The Ruffed Grouse is a solitary species, unlike the Northern Bobwhite and Wild Turkey. Even during its spring mating season, contact between the sexes is fleeting. A hen will enter a displaying male’s territory, where courtship and mating last only minutes. The hen then leaves the male’s territory to seek a nest site, wandering up to a half-mile away to find a hollow on the ground, usually within dense cover at the base of a tree trunk or stump.
The hen lays a large clutch of 10 to 14 eggs, which hatch after roughly three weeks. Ruffed Grouse chicks are precocial, emerging from the egg covered in down and able to quickly leave the nest area, accompanied by their mother. Chicks stay with the hen until late September and are fully grown at four months old. If a fox, weasel, or other predator threatens her young, the hen will try to distract it by feigning a broken wing, in the manner of a Killdeer.

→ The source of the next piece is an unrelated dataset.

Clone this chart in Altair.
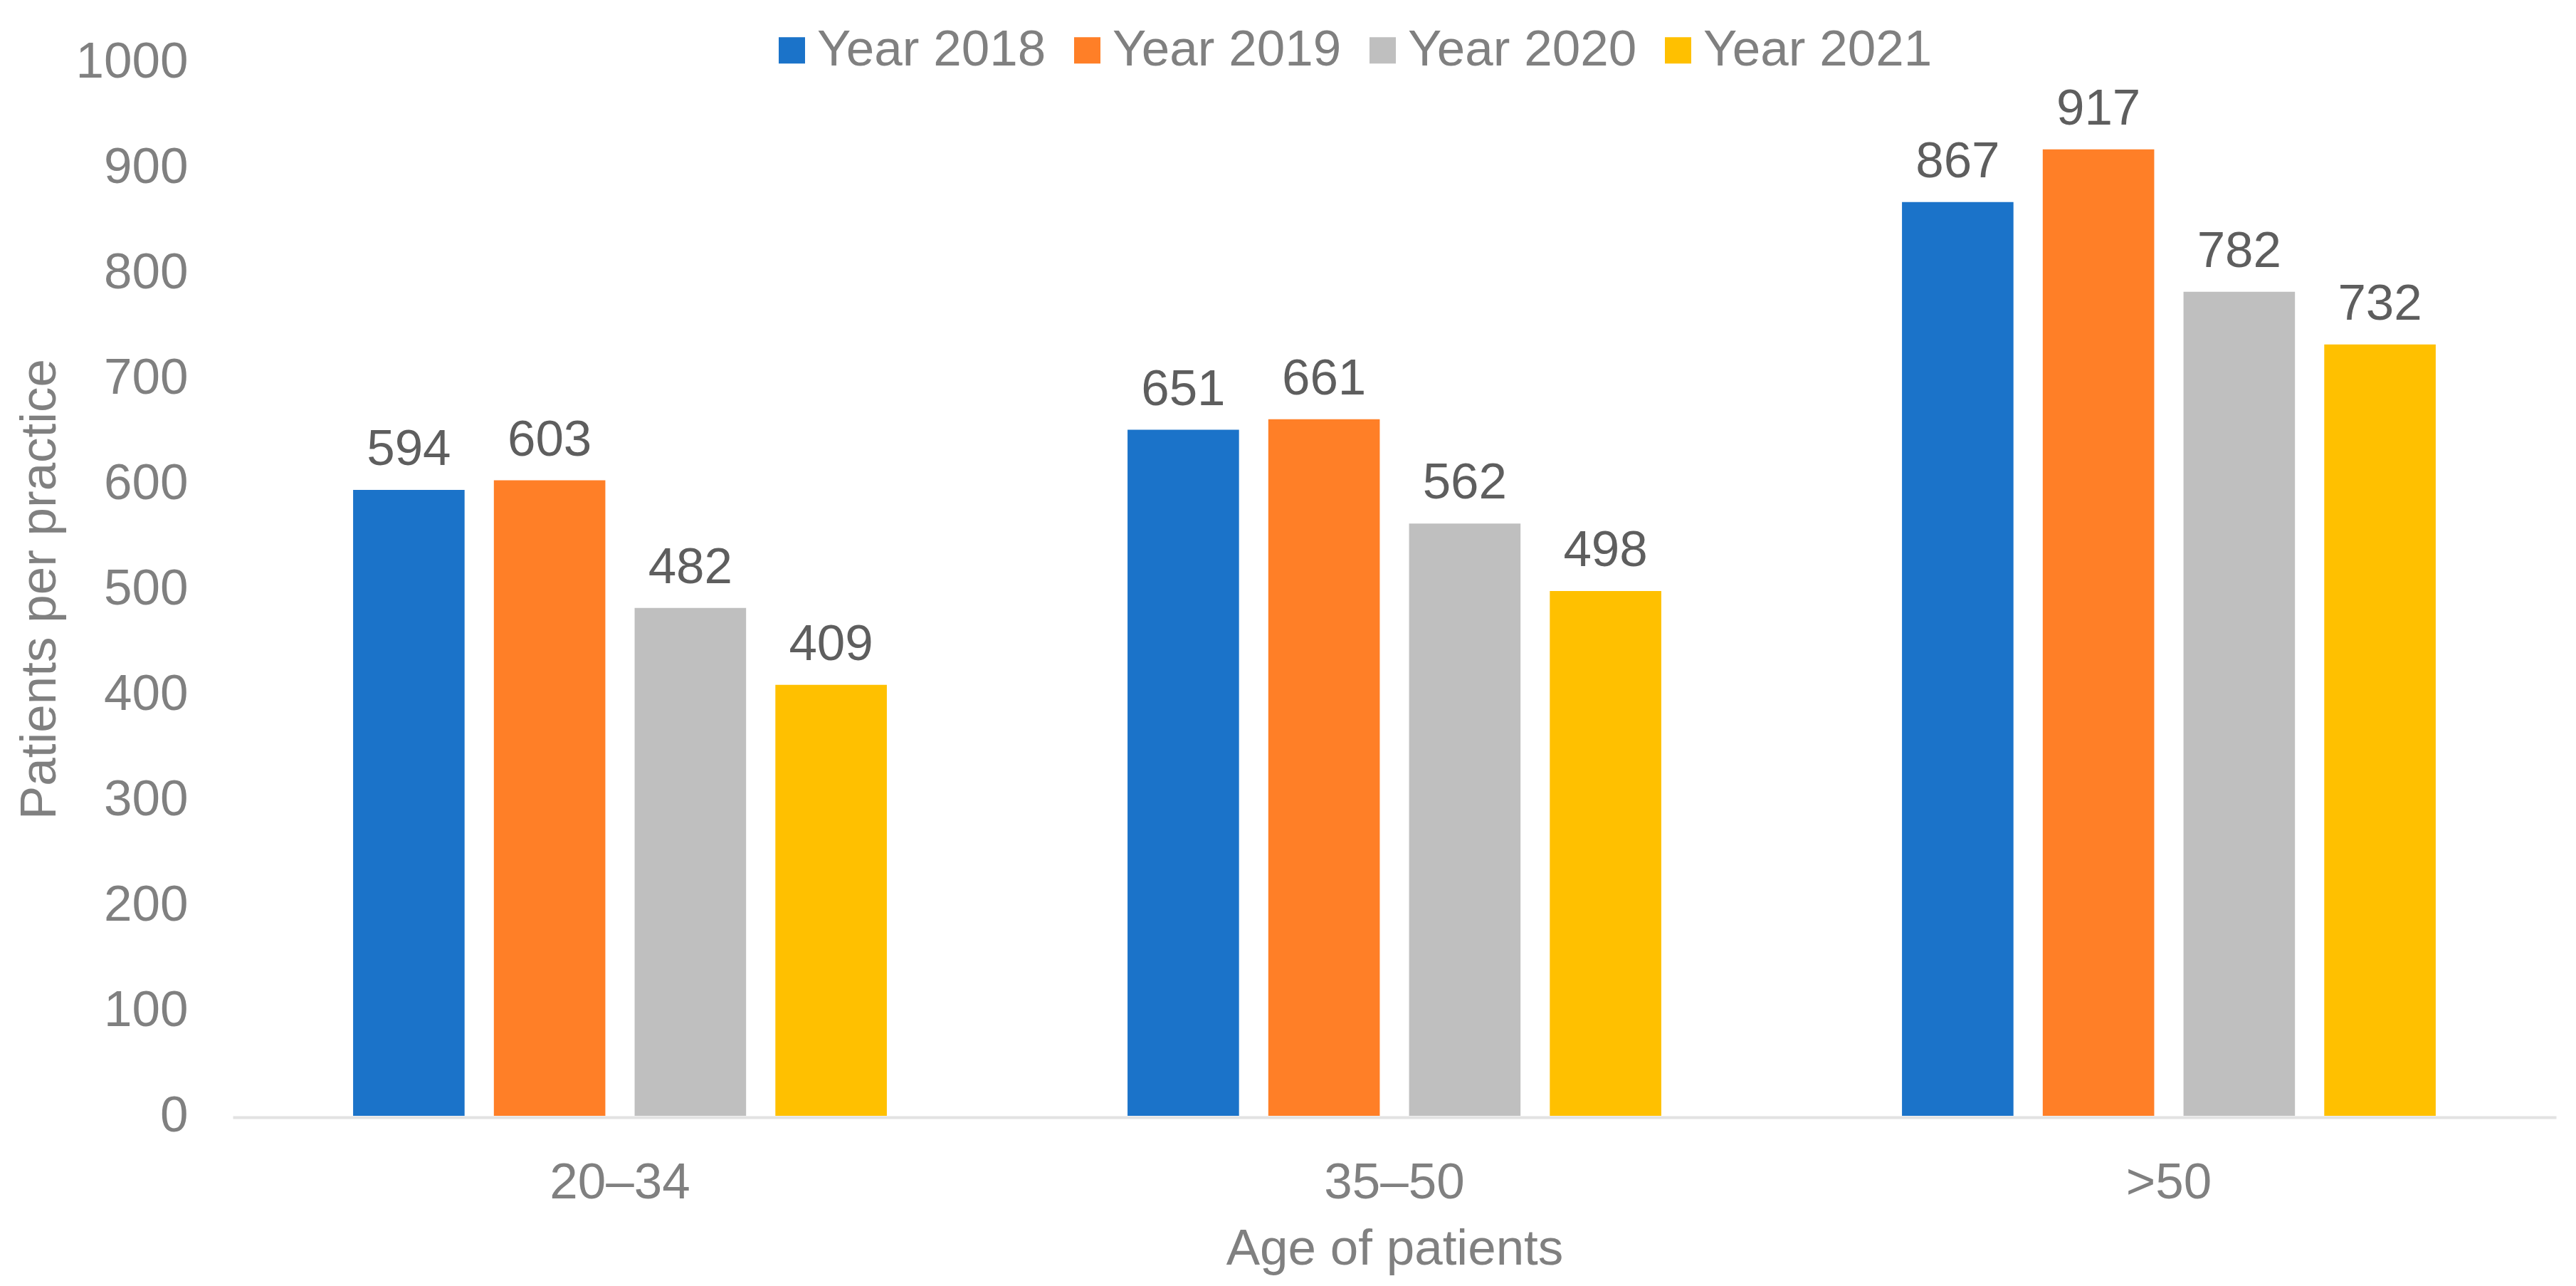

Still, the mortality rate is high among grouse chicks. Predators, accidents, and rainy, cold weather usually cut their numbers in half before their first fall. Surviving young disperse from their natal brood in the early fall and wander into new areas. They reach maturity in their second year.
Ruffed Grouse generally forage on the ground under cover, or low in underbrush and small trees. During the winter, the Ruffed Grouse subsists mainly on the buds and twigs of aspen, willow, hazel, birch, and maple trees. It will also consume fruits and mast, such as dogwood berries and acorns, when available. More southerly Ruffed Grouse substitute buds and twigs with other herbaceous plants and ferns during the winter.
This grouse switches to a more generalist diet during the summer and fall, feeding upon wild fruit and berries, seeds, and acorns, as well as tree leaves. Adults consume little animal matter. However, insects and other invertebrates are the primary food of Ruffed Grouse chicks, which need a protein-rich diet to grow.
Ruffed Grouse can often be spotted alongside roads and driveways as they seek grit, which is necessary for digestion. They are also avid dust-bathers, visiting favored sites regularly to powder their feathers, which discourages skin and feather parasites.
Managing for the Future
The Ruffed Grouse is a popular game species, and was once overharvested by market hunters, causing population declines at the beginning of the 20th century. However, informed habitat and wildlife management has restored Ruffed Grouse populations to healthy levels that can sustain regular, managed hunting.
More modern-day threats to the Ruffed Grouse stem from the clearing and conversion of eastern deciduous forests for agriculture, tree plantations, and other human uses, which destroy important second-growth habitat for this species and other early-successional forest birds such as the American Woodcock and Golden-winged Warbler.
ABC participates in several programs to restore and maintain early-successional forest used by the Ruffed Grouse. Conservation efforts in the Upper Midwest to improve Golden-winged Warbler habitat, for example, benefit grouse and many other birds. In 2020, ABC and partners began tree planting to increase habitat resilience within the Ruffed Grouse’s range in Minnesota.